Ohio County Board of Education Shifts Course on Quarantine Policy
WHEELING — Students in Ohio County Schools must continue to wear masks, but board of Education members Monday night did repeal the changes in the school district’s COVID quarantine policy they approved just last month.
The moves came after three parents and one of their daughters addressed the board about their children having severe problems resulting from mask wearing at school.
They are having extreme breathing issues and headaches, and are now taking anxiety medication, all three parents said.
Members of the Ohio County Principals Association, meanwhile, said the mask mandates have been beneficial to keeping students in the classrooms, and they asked the board to continue the mask mandates.
In the end, board members chose not to address the district’s mask mandate at Monday’s meeting and will let it remain in place until consulting further with medical professionals and other experts.
Members also voted 3-2 to reverse course and reject their own quarantine protocols approved Nov. 8.
These protocols permitted masked students exposed to the virus to remain in the classroom as long as they show no symptoms.
The school district will now follow the guidelines set forth by the Centers for Disease Control and recommended by the West Virginia Department of Education.
These rules require that when a student — masked or unmasked — is exposed to COVID through a student who isn’t masked, both students must quarantine at home for 10 days whether or not they exhibit symptoms.
Member Grace Norton changed her vote from last month and sided with members Christine Carder and Pete Chacalos in voting yes to repeal the new protocols, while board president David Croft and member Molly Aderholt voted no. Both attorneys, Croft and Aderholt worked together to craft the protocols that were repealed Monday night.
The school district currently has 46 students in quarantine, according to Superintendent Kim Miller. She suggested to the board students and staff continue to wear masks in school buildings and on buses at least through the holiday season.
But Carder indicated her concerns were instead with the school district’s quarantine policy approved Nov. 8.
“I would like to move that we rescind it for a while so we can review it and get some input from our nurses, and the people who are working with it, so that everybody understands it and what to do with some of the questions that have arisen.” she told board members.
Carder said since students in Ohio County Schools are mandated to wear masks, there shouldn’t be that many quarantines.
Aderholt said more parents she spoke with were concerned with the CDC and state quarantine procedures than with mandating students to wear masks.
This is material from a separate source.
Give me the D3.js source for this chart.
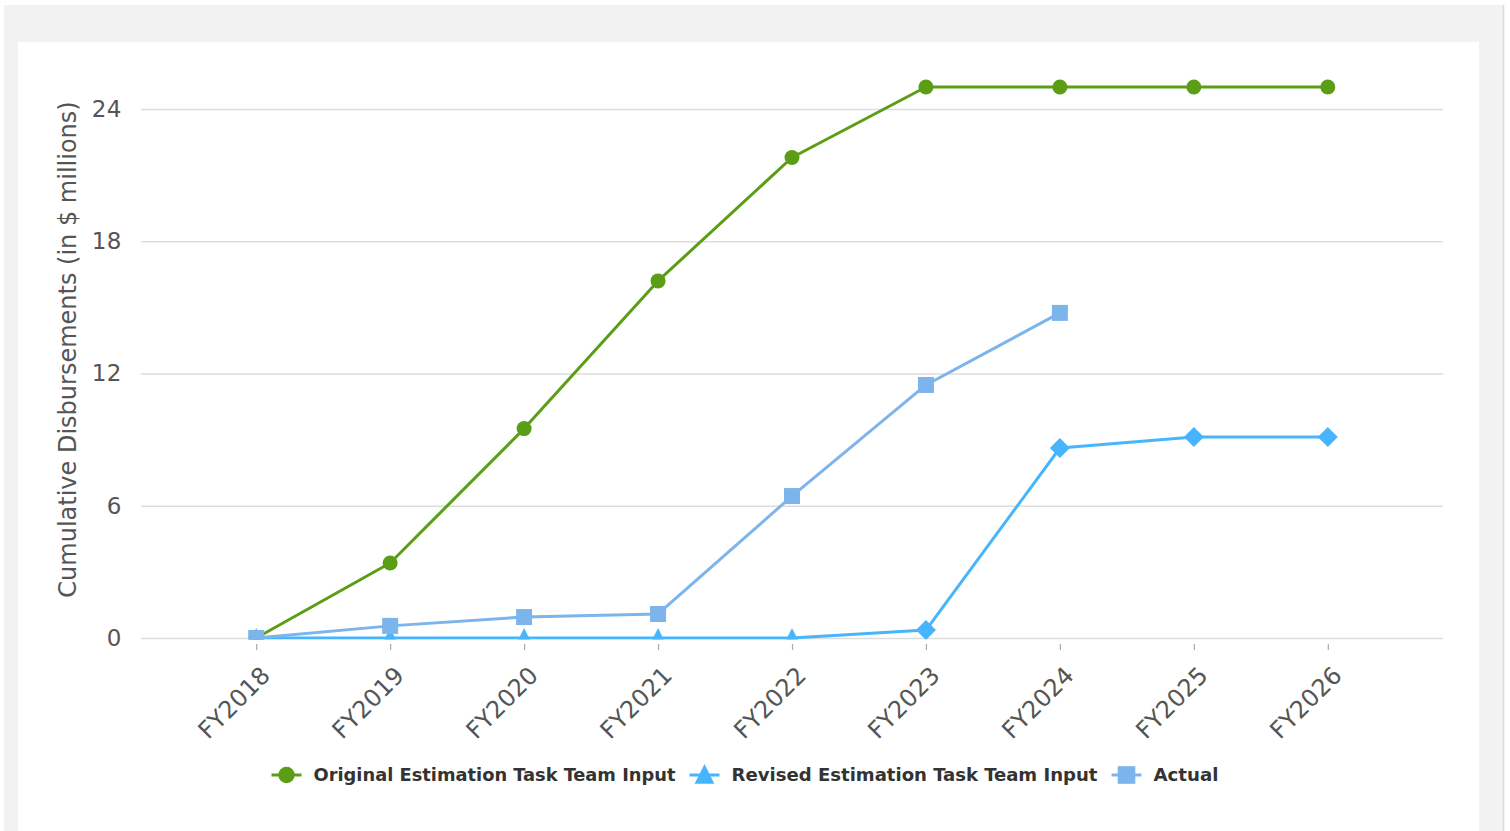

“We need kids in school,” she said. “They don’t need to be home healthy. … It’s bad policy to send these kids home when they aren’t sick and very unlikely to become sick.”
There is also a need to protect teachers and keep them healthy, both Carder and Norton said. Presently there is a shortage of substitute teachers, and in some cases, remaining teachers in a school have had to take over the classroom of a teacher with COVID who will be gone for at least 12 days.
“We’re not going to have enough people to cover,” Carder said.
Chacalos said “nobody on this board is an expert” when it comes to COVID.
“I don’t see why we don’t listen to what the CDC is telling us,” he said. “Seems we want to listen to the CDC in one respect that supports our view, but we don’t want to listen to the CDC on something that doesn’t support our view.”
Croft only said he believed repealing the protocols “was a step in the wrong direction” by the board.
Gabriella Shaffer told the board her daughter has had breathing problems and chest issues while at school this year. The daughter is now taking anti-anxiety medication.
“This is not OK,” Shaffer said.
Parent Jessica Powers said she had a child also with breathing issues who was now on anxiety medication. She suggested the child had missed more school this year “while wearing a mask than without.”
Michelle Schulte Myers said she was a healthcare professional, and she questioned how efficient the common cotton mask was in combating COVID.
Jim Rowing, assistant principal at the Warwood School, represented the Ohio County Principals Association.
“We’re in such a better place now,” Rowing told the board. “They have adult eyes on them to make sure they’re OK. They’re getting socialization from their parents, two meals a day and consistency in getting their education. We want to be able to continue this and not go back.”
In unrelated matters, the board approved the retirements of some long-time employees well-known in the community.
Wheeling Park High School Assistant Principal/Athletic Director Dwaine Rodgers is retiring effective June 30 following 36 years with the school.
Joining him in retirement will be his wife, Rhea Rodgers, a guidance counselor at the Warwood School who has been employed by the school district for 35 years.
In addition, Jane Davis, executive secretary to the superintendent, also will retire effective June 30 following a 40-year career with Ohio County Schools.